- Abbreviation: PvdT
- Chairman: Johan Vlemmix
- Founder: Johan Vlemmix
- Founded: 2002
- Dissolved: 3 May 2020
- Headquarters: Eindhoven
- Ideology: Direct democracy Populism
- Colors: Orange White Purple

= Party of the Future =

Dutch political party

The Party of the Future (Dutch: Partij van de Toekomst, PvdT) was a political party of the Netherlands. Although the party never came close to obtaining a seat in the House of Representatives, it received wide media attraction due to its leader, media personality Johan Vlemmix, as well as its frequent publicity stunts.

==History==
Dutch entrepreneur Johan Vlemmix founded his own political party in 2002. In February 2003, fellow media personality Emile Ratelband and Vlemmix attracted media attention in the Netherlands with wanting to hand over a peace flag to both Mick Jagger and Saddam Hussein at the same moment.

Before the 2002 Dutch general election, Vlemmix was approached by Pim Fortuyn, who had wanted to take the name Party of the Future.
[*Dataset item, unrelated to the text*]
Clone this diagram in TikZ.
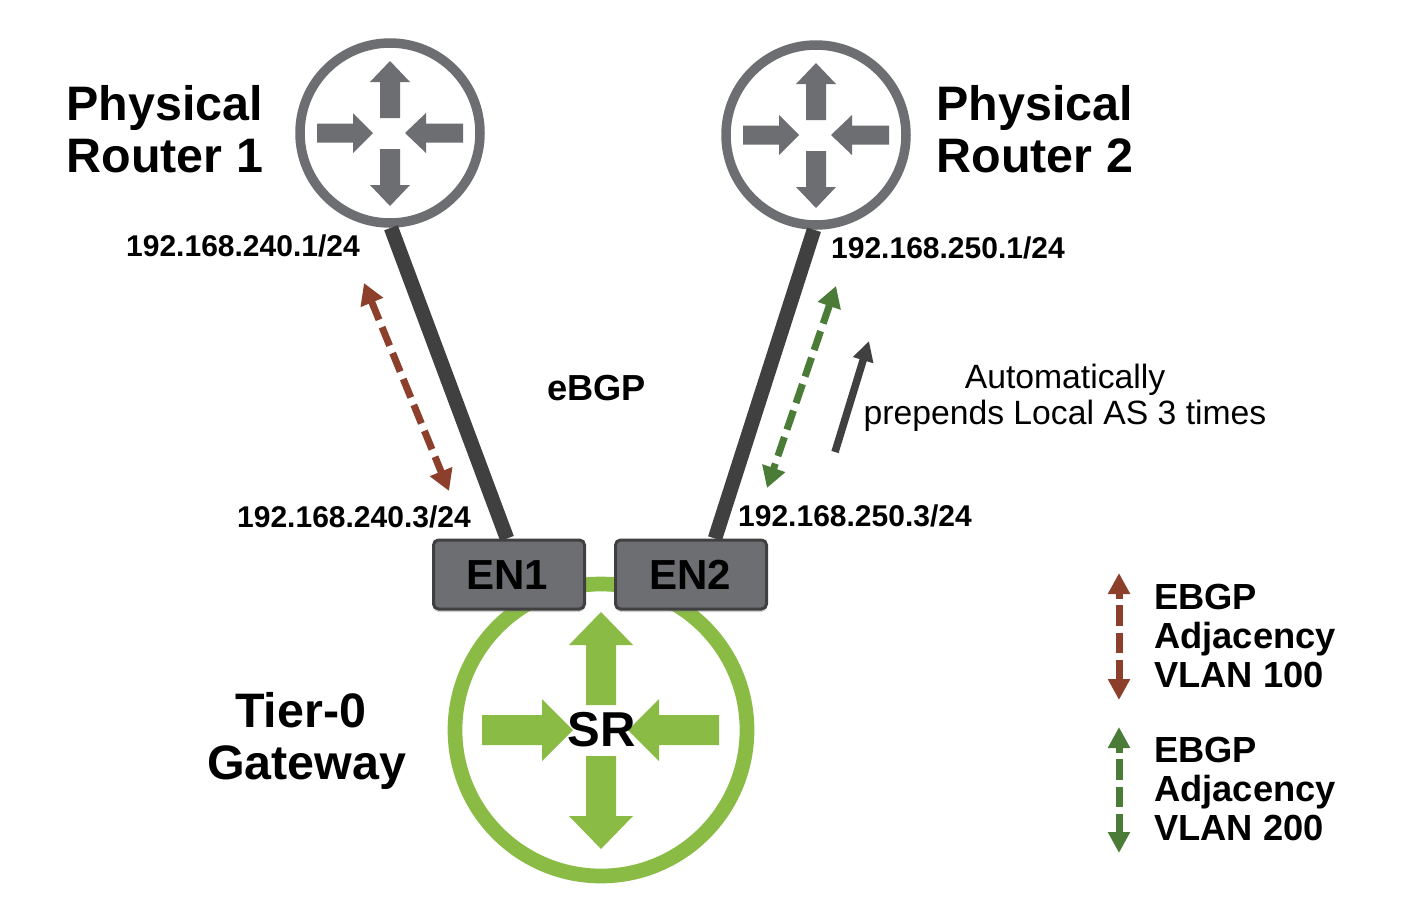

Vlemmix refused to give him this name, which led to Fortuyn taking part as Lijst Pim Fortuyn.

Vlemmix continued to campaign under the party banner throughout its existence, including in municipality elections in Eindhoven in 2010, 2012, 2014 and 2018. In 2014 his platform included changes to drug policy and women's right to go topless.

== Dissolution of Vlemmix's PvdT ==
In 2020, politician Henk Krol prepared to establish his own Party for the Future (PvdT), but he discovered that the abbreviation PvdT had already been claimed by Vlemmix's party. Vlemmix granted the abbreviation to Krol and supported him in his decision to establish his own party. Vlemmix also granted the domain name to Krol.

Nevertheless, Vlemmix stated he would participate in the 2021 general election with a new party: The Party Party (De Feestpartij, DFP).